Answers were always non-committal. One always needed to have an escape path in any conversation. There was often no way to know what side anyone stood on until the final statement, which tended to leave at least one corpse in its wake. I had been to many an oasis such as this. Friends tended to wait for your back to turn and enemies often extended a helping hand.

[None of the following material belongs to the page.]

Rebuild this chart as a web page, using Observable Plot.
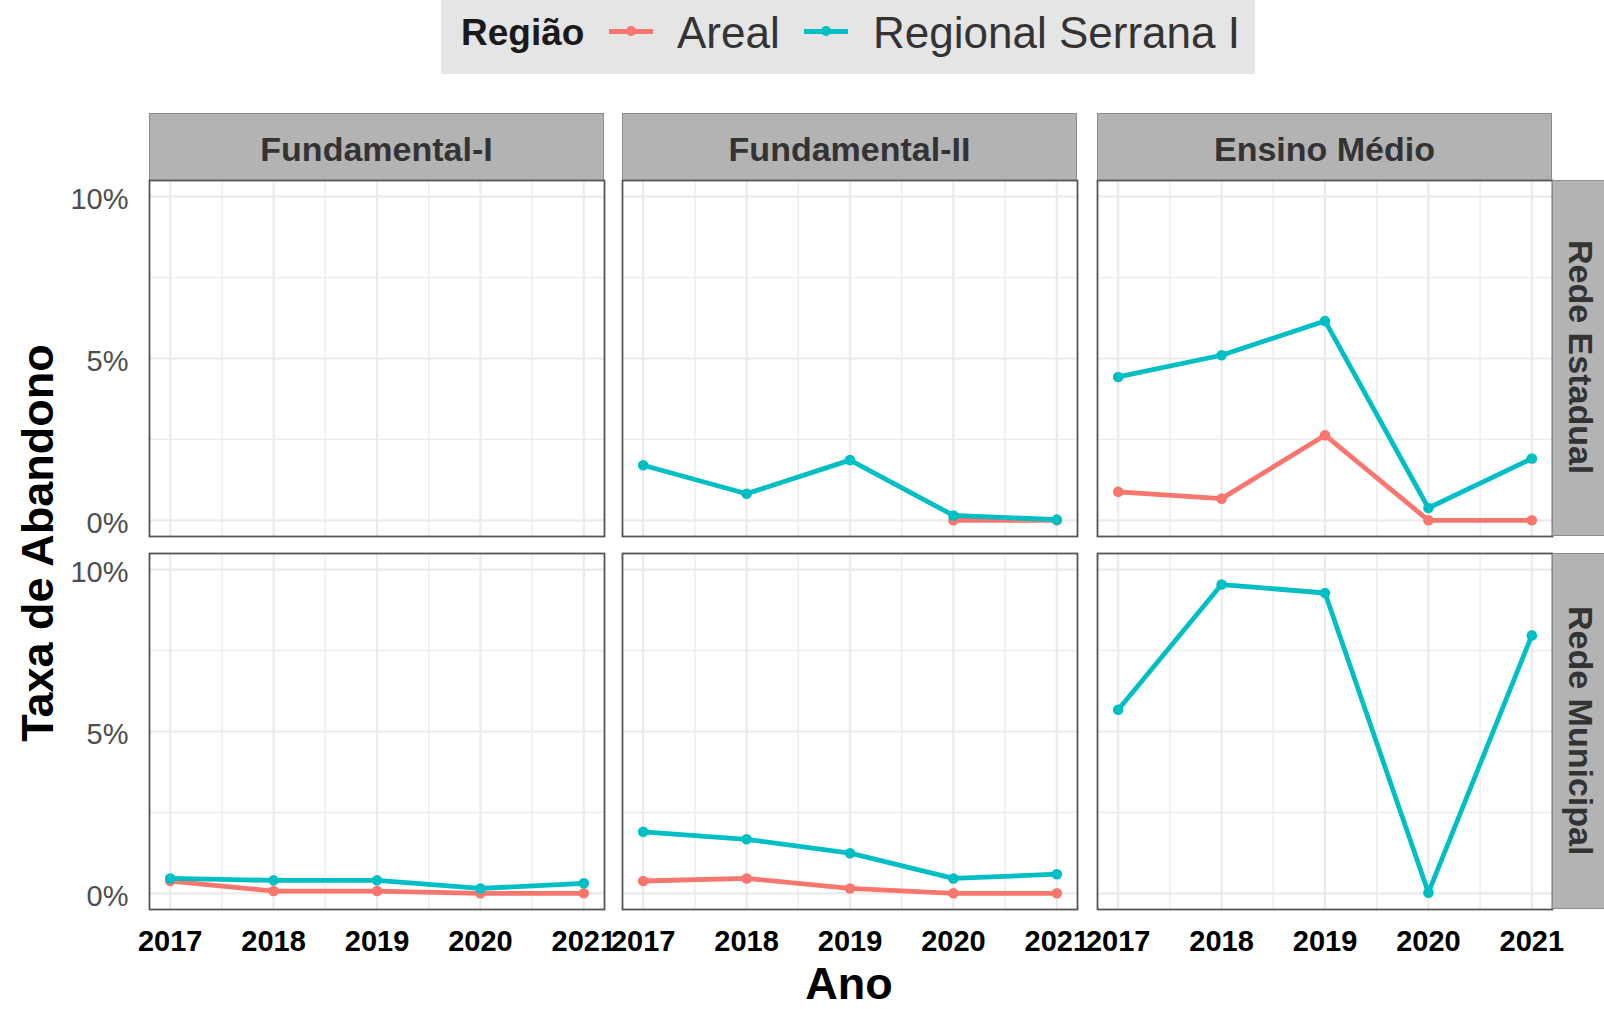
<!DOCTYPE html>
<html>
<head>
<meta charset="utf-8">
<script src="https://cdn.jsdelivr.net/npm/d3@7"></script>
<script src="https://cdn.jsdelivr.net/npm/@observablehq/plot@0.6"></script>
<style>
html, body { margin: 0; padding: 0; background: #fff; }
#root { position: relative; width: 1604px; height: 1009px; overflow: hidden; font-family: "Liberation Sans", Arial, sans-serif; }
.abs { position: absolute; }
.strip-top { position: absolute; background: #B3B3B3; border: 1.5px solid #8C8C8C; box-sizing: border-box; color: #333; font-weight: bold; font-size: 34px; display: flex; align-items: center; justify-content: center; padding-top: 5px; }
.strip-right { position: absolute; background: #B3B3B3; border: 1.5px solid #8C8C8C; box-sizing: border-box; color: #333; font-weight: bold; font-size: 34px; display: flex; align-items: center; justify-content: center; }
.strip-right span { writing-mode: vertical-rl; }
.leg { position: absolute; white-space: nowrap; line-height: 1; }
</style>
</head>
<body>
<div id="root"></div>
<script>
// ---- data ----
const anos = [2017, 2018, 2019, 2020, 2021];
const niveis = ["Fundamental-I", "Fundamental-II", "Ensino Médio"];
const redes = ["Rede Estadual", "Rede Municipal"];
const regioes = ["Areal", "Regional Serrana I"];
const cores = ["#F8766D", "#00BFC4"];
const yTicks = [0, 5, 10];
const yMinor = [2.5, 7.5];
const xMinor = [2017.5, 2018.5, 2019.5, 2020.5];

// taxa de abandono (%), por ano 2017..2021 (null = sem dado)
const estadualFund1Areal   = [null, null, null, null, null];
const estadualFund1Serrana = [null, null, null, null, null];
const estadualFund2Areal   = [null, null, null, 0.0, 0.0];
const estadualFund2Serrana = [1.70, 0.82, 1.86, 0.15, 0.02];
const estadualMedioAreal   = [0.88, 0.67, 2.63, 0.0, 0.0];
const estadualMedioSerrana = [4.43, 5.10, 6.16, 0.38, 1.91];
const municipalFund1Areal   = [0.38, 0.07, 0.07, 0.0, 0.0];
const municipalFund1Serrana = [0.46, 0.40, 0.40, 0.15, 0.31];
const municipalFund2Areal   = [0.38, 0.46, 0.15, 0.0, 0.0];
const municipalFund2Serrana = [1.90, 1.67, 1.24, 0.46, 0.59];
const municipalMedioAreal   = [null, null, null, null, null];
const municipalMedioSerrana = [5.67, 9.54, 9.28, 0.02, 7.97];

const series = [
  ["Rede Estadual", "Fundamental-I", estadualFund1Areal, estadualFund1Serrana],
  ["Rede Estadual", "Fundamental-II", estadualFund2Areal, estadualFund2Serrana],
  ["Rede Estadual", "Ensino Médio", estadualMedioAreal, estadualMedioSerrana],
  ["Rede Municipal", "Fundamental-I", municipalFund1Areal, municipalFund1Serrana],
  ["Rede Municipal", "Fundamental-II", municipalFund2Areal, municipalFund2Serrana],
  ["Rede Municipal", "Ensino Médio", municipalMedioAreal, municipalMedioSerrana]
];

const data = [];
for (const [rede, nivel, areal, serrana] of series) {
  [areal, serrana].forEach((vals, k) => {
    vals.forEach((v, i) => {
      if (v != null) data.push({rede, nivel, regiao: regioes[k], ano: anos[i], taxa: v});
    });
  });
}

// ---- layout ----
const root = document.getElementById("root");
const panelLeft = [149, 622, 1097];
const panelTop = [179.5, 552.7];
const PW = 455, PH = 356;

function panel(r, c) {
  const rede = redes[r], nivel = niveis[c];
  const rows = data.filter(d => d.rede === rede && d.nivel === nivel);
  const ML = c === 0 ? 130 : 0;
  const MB = r === 1 ? 80 : 0;
  const grid = {stroke: "#EBEBEB", strokeOpacity: 1};
  const marks = [
    Plot.gridX(xMinor, {...grid, strokeWidth: 1.3}),
    Plot.gridY(yMinor, {...grid, strokeWidth: 1.3}),
    Plot.gridX(anos, {...grid, strokeWidth: 2.2}),
    Plot.gridY(yTicks, {...grid, strokeWidth: 2.2}),
    Plot.frame({stroke: "#555", strokeWidth: 1.8}),
    Plot.line(rows, {x: "ano", y: "taxa", stroke: "regiao", z: "regiao", strokeWidth: 4.8}),
    Plot.dot(rows, {x: "ano", y: "taxa", fill: "regiao", r: 5.3})
  ];
  if (c === 0) {
    marks.push(Plot.axisY(yTicks, {tickSize: 0, tickPadding: 21, dy: 3, tickFormat: d => d + "%", fontSize: 29, color: "#4D4D4D", label: null}));
  }
  if (r === 1) {
    marks.push(Plot.axisX(anos, {tickSize: 0, tickPadding: 21, tickFormat: d => String(d), fontSize: 29, fontWeight: "bold", color: "#000", label: null}));
  }
  const svg = Plot.plot({
    width: PW + ML,
    height: PH + MB,
    marginLeft: ML, marginRight: 0, marginTop: 0, marginBottom: MB,
    x: {domain: [2016.8, 2021.2], axis: null},
    y: {domain: [-0.5, 10.5], axis: null},
    color: {domain: regioes, range: cores},
    style: {fontFamily: '"Liberation Sans", Arial, sans-serif', background: "transparent", overflow: "visible"},
    marks
  });
  svg.style.position = "absolute";
  svg.style.left = (panelLeft[c] - ML) + "px";
  svg.style.top = panelTop[r] + "px";
  root.appendChild(svg);
}

for (let r = 0; r < 2; r++) for (let c = 0; c < 3; c++) panel(r, c);

// strips (top)
niveis.forEach((n, c) => {
  const d = document.createElement("div");
  d.className = "strip-top";
  d.style.left = panelLeft[c] + "px";
  d.style.top = "113px";
  d.style.width = PW + "px";
  d.style.height = "67px";
  d.textContent = n;
  root.appendChild(d);
});
// strips (right)
redes.forEach((n, r) => {
  const d = document.createElement("div");
  d.className = "strip-right";
  d.style.left = (panelLeft[2] + PW) + "px";
  d.style.top = panelTop[r] + "px";
  d.style.width = "56px";
  d.style.height = PH + "px";
  const s = document.createElement("span");
  s.textContent = n;
  d.appendChild(s);
  root.appendChild(d);
});

// axis titles
const xt = document.createElement("div");
xt.className = "leg";
xt.style.cssText += "left:649px;width:400px;text-align:center;top:960.5px;font-size:45px;line-height:1;font-weight:bold;color:#000;";
xt.textContent = "Ano";
root.appendChild(xt);

const yt = document.createElement("div");
yt.className = "leg";
yt.style.cssText += "left:37px;top:543px;font-size:45px;font-weight:bold;color:#000;transform:translate(-50%,-50%) rotate(-90deg);";
yt.textContent = "Taxa de Abandono";
root.appendChild(yt);

// legend
const lg = document.createElement("div");
lg.className = "abs";
lg.style.cssText = "left:441px;top:0;width:814px;height:74px;background:#E5E5E5;";
root.appendChild(lg);
function addText(txt, left, top, size, weight, color) {
  const s = document.createElement("div");
  s.className = "leg";
  s.style.left = left + "px"; s.style.top = top + "px";
  s.style.fontSize = size + "px"; s.style.fontWeight = weight; s.style.color = color;
  s.textContent = txt;
  lg.appendChild(s);
}
function addKey(left, color) {
  const l = document.createElement("div");
  l.className = "abs";
  l.style.cssText = `left:${left}px;top:28.5px;width:44px;height:5px;background:${color};`;
  lg.appendChild(l);
  const p = document.createElement("div");
  p.className = "abs";
  p.style.cssText = `left:${left + 17}px;top:26px;width:10px;height:10px;border-radius:50%;background:${color};`;
  lg.appendChild(p);
}
addText("Região", 20, 14, 37, "bold", "#1a1a1a");
addKey(168, cores[0]);
addText(regioes[0], 236, 11, 44, "normal", "#333");
addKey(363, cores[1]);
addText(regioes[1], 432, 11, 44, "normal", "#333");
</script>
</body>
</html>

"There is no revolution. Only death."

Standardized answers were part of the keys to survival in the new order of things. No matter where you stood in the ongoing conflict and chaos, the best way to stay alive was to convince those who might have other interests that you believed in no cause other than your own survival.

"And your friend?"

Kristy had perfected the art of disguise. Convincing others that she was a man played an important role in our mission and our survival. There were too many roving gangs who would see Kristy as a weakness and potential prize of battle. Little did they know that Kristy was protecting me and not the other way around. She had spent fifteen years in military service, six of them in combat duty. Kristy was so numb to killing that she could shoot another human being at close range without flinching and use a handkerchief to wipe any human residue off her face and clothing.

"Food and water. Cash or trade."

The old man stood up and motioned for us to follow him into the building. It bore the heavily musty smell of dust and sweat. The barroom was sparsely populated with a variety of lost souls. Some were dressed in old military uniforms, so worn out and torn that these men could be easily identified as psychological deserters. Part of a rising problem in the military, they were part of hundreds who simply snapped and wandered off, away from their comrades in arms. They all had the same look in their eyes, a blank stare that marked a frightening inner death. The rest that occupied the saloon were angry men, young and old, who had lost someone they cared about in the ongoing struggle and tried in vain to drink away their memories and their pain.

"A lot of people are looking for you, Ben Casey.
They won't find you here."

Psychological deserters were a good sign, as far as my own survival was concerned. Any place they could gather freely was a safe haven for those of us in the resistance. It meant there was little likelihood that the authorities would make an appearance. Most of the deserters didn't care what happened to them, as long as they didn't have to return to the front lines. A hospital or a prison was no different to them than this saloon, although some medications were more satisfying than liquor.

A man stepped out from behind the door and stopped Kristy from entering.
He blocked her with his right arm while holding out a box with his left hand.
"No weapons. You can take them when you leave."

Disarming my bodyguard made me a bit nervous, but we had been through this drill before. I looked over the old man again and then the bouncer, studying their eyes for a hint of truth. I nodded to Kristy, letting her know it was okay to disarm. Watching the face of the bouncer as Kristy filled his box with goodies, I could tell he was impressed with her arsenal. She was religiously prepared for any possibility. The pat down that followed made me take pause. I wasn't concerned about the bouncer finding hidden weapons. I was concerned about him noticing Kristy had breasts.

"Your first drink is on me."

We were cautious. This was the land of the disappeared and there was no law here aside from house rules. Upset an angry drunk and he'll be gunning for you up the road. This was the time to gather information and stock supplies. A couple of cold beers didn't hurt, either.

"Nice truck you got out there.
Where did you steal it?"

The glint in his eye told me he was being sarcastic, so I raised my beer in a toast and laughed with him for a moment. These were strange days. There was a lot of open road ahead and no fortune teller could answer our questions about what we would find further along this road. They say The Hut was hit pretty hard a couple of nights ago. Old weapons from a dying regime. There were no postcards, only empty spaces. I ordered another beer and decided to worry about the supplies later. For the first time in months I was in a place where safety didn't feel so out of reach. It wouldn't last. Things change.